I've been stuck on this question for hours, and am having trouble trying to start this question. If anyone could help, that would much appreciated.
The question is Let $A = \{a_1, a_2, a_3, a_4\}$ and $B = \{b_1, b_2, b_3, b_4, b_5\}$ (where $|A| =4$ and $|B|=5$), how many injective functions $f: A \to B$ satisfy $f(a_1) = b_1$ or $f(a_2)=b_2$?
On
Case 1: $a_1$ is mapped to $b_1$
There are four ways to map $a_2$; to $b_2, b_3, b_4,$ of $b_5$.
There are three ways to map $a_3$. (To any of the three remaining values).

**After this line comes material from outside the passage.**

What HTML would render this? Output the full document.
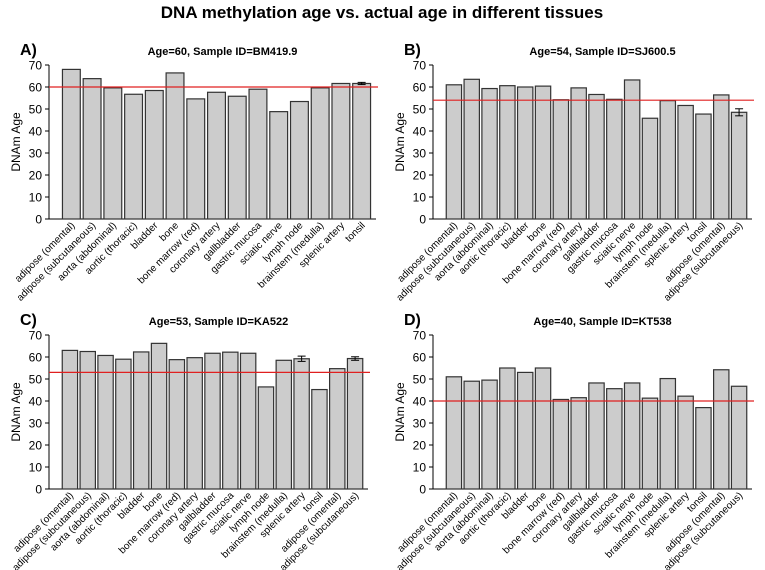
<!DOCTYPE html>
<html><head><meta charset="utf-8"><style>
body{margin:0;background:#fff;}
svg{display:block;font-family:"Liberation Sans",Arial,sans-serif;}
</style></head><body>
<svg id="chart" width="765" height="570" data-name="chart" data-interactable="false">
<text x="382" y="18" text-anchor="middle" font-size="17" font-weight="bold" data-name="main-title" data-interactable="false">DNA methylation age vs. actual age in different tissues</text>
</svg>
<script>
const labels15 = ["adipose (omental)","adipose (subcutaneous)","aorta (abdominal)","aortic (thoracic)","bladder","bone","bone marrow (red)","coronary artery","gallbladder","gastric mucosa","sciatic nerve","lymph node","brainstem (medulla)","splenic artery","tonsil"];
const labels17 = ["adipose (omental)","adipose (subcutaneous)","aorta (abdominal)","aortic (thoracic)","bladder","bone","bone marrow (red)","coronary artery","gallbladder","gastric mucosa","sciatic nerve","lymph node","brainstem (medulla)","splenic artery","tonsil","adipose (omental)","adipose (subcutaneous)"];
const valuesA = [68,63.8,59.6,56.7,58.4,66.4,54.6,57.6,55.8,59,48.8,53.4,59.6,61.6,61.6];
const errA = [0,0,0,0,0,0,0,0,0,0,0,0,0,0,0.5];
const valuesB = [61,63.5,59.3,60.6,60,60.4,54.2,59.6,56.6,54.4,63.2,45.8,53.8,51.6,47.7,56.4,48.5];
const errB = [0,0,0,0,0,0,0,0,0,0,0,0,0,0,0,0,1.6];
const valuesC = [63,62.5,60.7,59,62.3,66.2,58.8,59.7,61.7,62.2,61.7,46.4,58.5,59.2,45.2,54.7,59.3];
const errC = [0,0,0,0,0,0,0,0,0,0,0,0,0,1.2,0,0,0.8];
const valuesD = [51,49,49.5,55,53,55,40.7,41.5,48.2,45.6,48.2,41.3,50.2,42.2,37,54.2,46.7];
const errD = [0,0,0,0,0,0,0,0,0,0,0,0,0,0,0,0,0];
const ages = [60,54,53,40];
const titles = ["Age=60, Sample ID=BM419.9","Age=54, Sample ID=SJ600.5","Age=53, Sample ID=KA522","Age=40, Sample ID=KT538"];
const letters = ["A)","B)","C)","D)"];
const yTicks = [0,10,20,30,40,50,60,70];

const NS="http://www.w3.org/2000/svg";
const svg=document.getElementById('chart');
function mk(tag,attrs,parent){const e=document.createElementNS(NS,tag);for(const k in attrs)e.setAttribute(k,attrs[k]);(parent||svg).appendChild(e);return e;}

function panel(idx,ox,oy,labels,values,errs){
  const axisX=ox+49, y0=oy+219, y70=oy+65, x1=ox+61, x2=ox+(labels.length===15?372:364);
  const ys=v=>y0-(v/70)*(y0-y70);
  const slot=(x2-x1)/labels.length, bw=slot*0.86;
  const g=mk('g',{});
  g.setAttribute('data-name','panel-'+letters[idx][0].toLowerCase());
  g.setAttribute('data-interactable','false');
  const lt=mk('text',{x:ox+20,y:oy+55,'font-size':16,'font-weight':'bold'},g);lt.textContent=letters[idx];
  lt.setAttribute('data-name','panel-letter');lt.setAttribute('data-interactable','false');
  const tt=mk('text',{x:(axisX+x2)/2+12,y:oy+55,'text-anchor':'middle','font-size':11,'font-weight':'bold'},g);tt.textContent=titles[idx];
  tt.setAttribute('data-name','panel-title');tt.setAttribute('data-interactable','false');
  const yl=mk('text',{x:0,y:0,'text-anchor':'middle','font-size':12,transform:`translate(${ox+20},${(y0+y70)/2}) rotate(-90)`},g);yl.textContent="DNAm Age";
  yl.setAttribute('data-name','y-axis-title');yl.setAttribute('data-interactable','false');
  mk('line',{x1:axisX,x2:axisX,y1:ys(0),y2:ys(70),stroke:'#000','stroke-width':1},g).setAttribute('data-name','y-axis');
  yTicks.forEach(t=>{
    mk('line',{x1:axisX-4,x2:axisX,y1:ys(t),y2:ys(t),stroke:'#000'},g);
    const tx=mk('text',{x:axisX-7,y:ys(t)+4.5,'text-anchor':'end','font-size':12},g);tx.textContent=t;
    tx.setAttribute('data-name','y-tick-label');tx.setAttribute('data-interactable','false');
  });
  mk('line',{x1:axisX,x2:x2+4,y1:y0,y2:y0,stroke:'#000'},g).setAttribute('data-name','x-axis');
  values.forEach((v,i)=>{
    const bx=x1+i*slot+(slot-bw)/2;
    const r=mk('rect',{x:bx,y:ys(v),width:bw,height:y0-ys(v),fill:'#cccccc',stroke:'#333','stroke-width':1.2},g);
    r.setAttribute('data-name','bar-'+labels[i].replace(/[^a-z]+/g,'-'));
    r.setAttribute('data-interactable','false');
    const cx=bx+bw/2;
    if(errs[i]>0){
      const e=errs[i];
      mk('line',{x1:cx,x2:cx,y1:ys(v+e),y2:ys(v-e),stroke:'#000'},g);
      mk('line',{x1:cx-4,x2:cx+4,y1:ys(v+e),y2:ys(v+e),stroke:'#000'},g);
      mk('line',{x1:cx-4,x2:cx+4,y1:ys(v-e),y2:ys(v-e),stroke:'#000'},g);
    }
    const lb=mk('text',{x:0,y:0,'text-anchor':'end','font-size':10,transform:`translate(${cx+4},${y0+7}) rotate(-45)`},g);
    lb.textContent=labels[i];
    lb.setAttribute('data-name','x-tick-label');lb.setAttribute('data-interactable','false');
  });
  const rl=mk('line',{x1:axisX,x2:x2+6,y1:ys(ages[idx]),y2:ys(ages[idx]),stroke:'#e02020','stroke-width':1.2},g);
  rl.setAttribute('data-name','actual-age-line');rl.setAttribute('data-interactable','false');
}
panel(0,0,0,labels15,valuesA,errA);
panel(1,384,0,labels17,valuesB,errB);
panel(2,0,270,labels17,valuesC,errC);
panel(3,384,270,labels17,valuesD,errD);
</script>
</body></html>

There are two ways to map $a_4$. (To any of the two remaining.)
That's 24 ways.
Case 2: $a_1$ is not mapped to $b_1$
Then $a_2$ must map to $b_2$.
There are three ways to map $a_1$; to $b_3, b_4, b_5$
After $a_1$ and $a_2$ are mapped; there are three remaining ways to map $a_3$.
After $a_1, a_2,$ and $a_3$ are mapped there are two remaining ways to map $a_4$.
That's $18$ ways.
That's $24 + 18 = 42$ ways. I'm going to need a lot more pinkies.
Define $F_1 = \{f\colon A\to B | f(a_1) = a_1, f \text{ injective} \}$. Define $F_2$ similarly for $f(a_2) = b_2$. Then use the fact that functions in $F_1$ are injective to find the cardinality of $F_1$ and similarly for $F_2$. Once you've done this, find the cardinality of $F_1 \cap F_2$. Then the total number of injective functions $f\colon A\to B$ satisfying $f(a_1) = b_1$ or $f(a_2) = b_2$ is $|F_1| + |F_2| - |F_1 \cap F_2|$ by the inclusion exclusion principle.